In the course of history, poppies have always been attributed important medicinal properties. The stems contain a milky latex that may cause skin irritation, and the latex in the opium poppy (Papaver somniferum) contains several narcotic alkaloids, including morphine and codeine. The alkaloid rhoeadine, derived from the flowers of the corn poppy (Papaver rhoeas), is used as a mild sedative. Poppy seeds are used in baking and cooking, and poppyseed oil is used in cooking and pharmaceuticals, and as a radiocontrast agent.

The ancient Greeks portrayed Hypnos, Nyx and Thanatos, the gods of sleep, night and death, with the symbol of the poppy. The earliest written record appeared in the eighth century BC. Early Greek accounts seem to indicate the plant was used for euthanasia; on some Greek islands, women used it in old age to shorten the time left until natural death. Hippocrates (460–377 BC) was one of the first to emphasize the medicinal uses of the poppy and outline several methods of preparation. He described poppy juice as narcotic, hypnotic, and cathartic. He also recognized the plant's uses as food, particularly the seeds. By the first century AD, Dioskorides wrote down the first poppy taxonomy. He distinguished between several different kinds, the first of which was the "cultivated" or "garden" poppies. He further distinguished two types within this category, ones with black and others with white seeds. Both had elongated capsules and the black-seeded variety was involuted. Historians speculate this variety was Papaver somniferum. Other species were in use, as well. Dioskorides named the "flowering" poppy as a type with strong hypnotic properties. This is believed to be Papaver hybridum. Finally, the "wild" poppy he described is believed to be Papaver orientale. Pliny the Elder, a Roman historian, later mentioned an "intermediate" type between the wild and cultivated poppy, likely Papaver rhoeas. He wrote about medical applications of the plant; the leaves and capsules were boiled in water to create juice, pressed and rubbed to create tablets, and the dried latex was used to form opium. These products were used in much the same way they are in many cultures today, to promote sleep and to relieve indigestion and respiratory problems.
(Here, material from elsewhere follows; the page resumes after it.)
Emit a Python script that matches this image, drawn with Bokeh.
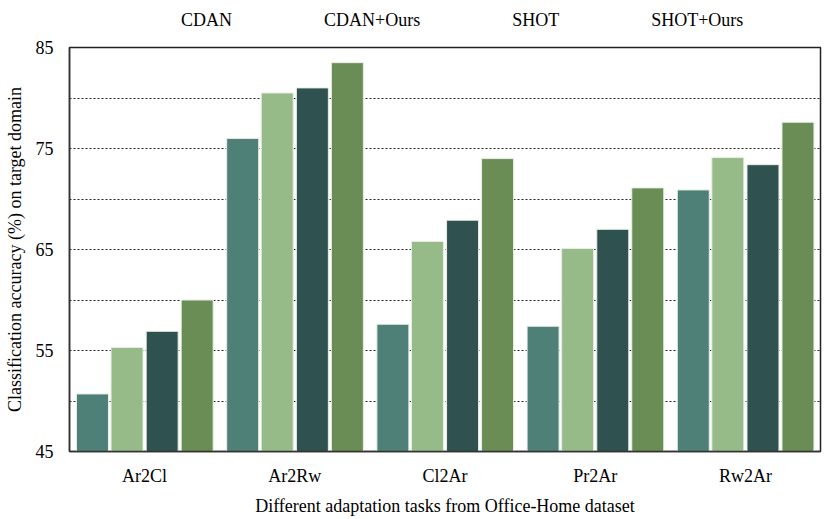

A century later, Galen wrote even more extensively about the diverse applications of various poppy products. He wrote that opium was the strongest known drug for dulling the senses and for inducing sleep. He wrote about its use to treat a variety of ailments, including eye and lung inflammation.

The First (1839–1842) and Second Opium Wars (1856–1860) between China and Great Britain resulted from attempts by successive Chinese emperors to suppress increasing imports of opium into the country. In the first half of the 19th century, poppy seed oil was an important food crop, but large-scale production did not begin until Europe began to manufacture morphine in the mid-19th century. While 800–1000 tons of Indian opium are processed legally each year, this represents only an estimated 5% of total opium production worldwide; the majority is produced illegally. The first factory specializing in dry capsule processing was built in 1928.

Today, morphine and codeine are common alkaloids found in several poppy varieties, and are important drugs for much of the world. Australia, Turkey and India are the most important producers of poppy for medicinal use, while the US, the UK, France, Australia and Hungary are the largest processors. In the United States, opium is illegal, as is possession or cultivation of the flower itself. However, the law is seldom enforced when poppies are grown for culinary or ornamental use. The Opium Poppy Control Act Of 1942 led to the "Poppy Rebellion", and a battle between California farmers and the federal government. Today, the law and its enforcement remain vague and controversial, even inciting episodes between gardeners and "the poppy police".

They are also sold as cut flowers in flower arrangements, especially the Iceland poppy.